Por Julio Reoyo Hernández. Cocinero. Restaurante Doña Filo.
Imaginemos por un momento la inexistencia del fuego en nuestras vidas, que de un plumazo desaparezca el fuego de nuestra cocina, de nuestro horno, de nuestro calentador de agua, de nuestra caldera de calefacción, de nuestra reconfortante y romántica chimenea, de nuestras atávicas y religiosas costumbres. Imaginemos al tiempo que todo esto lo hemos sustituido por una cocina de consumo eléctrico, un calentador con el mismo suministro, una pantalla que proyecta el trampantojo de una llama exenta de calor y sin el más mínimo romanticismo y un televisor que reproduce, en el mejor de los casos, reminiscencias de tiempos y costumbres pasados relacionados con el fuego, proponiendo y aventurando con ello una vida de mayor calidad existencial. Querría esto decir, sin posibilidad alguna a la reinterpretación, que nos hemos abrazado de manera impenitente a la energía eléctrica como única posibilidad para nuestra existencia feliz y material.
Pues bien, algo parecido hemos experimentado con el apagón del pasado 28 de abril que algunos, muy previsores y muy pocos, como se pueden imaginar, solucionaron poniendo en marcha la alternativa instalada de un generador propulsado por un carburante o aquellos que disponiendo de instalación solar para autoconsumo pudieron reconvertir su instalación de consumo eléctrico en consumo de energía solar, solucionando el problema.
Al resto de los mortales, tampoco nos hubiera quedado otra solución, a falta de fuego, que la reconversión, pero en este caso algo distinta. Esta consistiría en convertirnos en crudívoros, omófagos, caníbales y en buena medida autosuficientes; sinceramente y bien pensado, tampoco esta sería tan mala solución.

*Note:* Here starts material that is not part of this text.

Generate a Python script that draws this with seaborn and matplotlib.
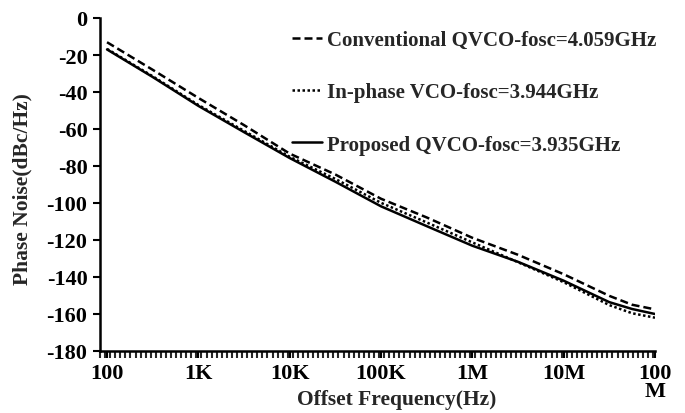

Estamos olvidando de manera ingrata y desleal al fuego que tantas satisfacciones nos ha producido a lo largo de los millones de años desde su descubrimiento y que ha ido cambiando nuestras costumbres y manera de vivir de forma radical.
La lumbre para el puchero, la llama que escaliva, la brasa que asa, encostra y carameliza, pero también la hoguera que nos renueva y verifica, el humo que purifica y el fuego de nuevo que nos une en su calor y nos levanta el ánimo y los atuendos.
Hemos decidido rodearnos de cocinas de inducción, de hornos, cada vez más asépticos, de ultimísima generación, de aparatos microondas multifuncionales donde lo que menos apetece introducir es cualquier alimento cuyo cocinado pueda merecer la pena o de frigoríficos donde más que mantener, más bien parece que le vayan a robar el poco sabor y autenticidad que le quede al pobre melocotón, a la mísera lubina de piscifactoría. Eso sí, todos ellos de consumo responsable, economía sostenible, manejo incorrupto, diseño estratosférico y fabricación negrera.
Reivindico las chuletillas de cordero recental a la brasa de sarmientos abandonados, el asado de cochinillo en horno árabe con leña de encinas, de tantas que no se desnudan cada temporada para de nuevo retoñar, las verduras escalivadas al fuego con todo el ramaje descuidado en el monte que solo servirá de pasto para otro fuego destructor, la chuleta a la brasa de castaño viejo, abandonado y carcomido, la paella perfumada de aromas de maderas enjutas, el espeto de sardinas acariciado por ascuas relucientes o el puchero paciente entre rescoldos de cepas jubiladas.
El fuego, que nació aliado, lo hemos convertido, en favor de otros actores mucho menos sugerentes, menos atractivos y muchísimo menos sostenibles, en uno de nuestros enemigos acusándolo de actor protagonista de buena parte de nuestros males, sin entender que la mayoría de las veces, nosotros somos el propio fuego y no precisamente el de los sarmientos.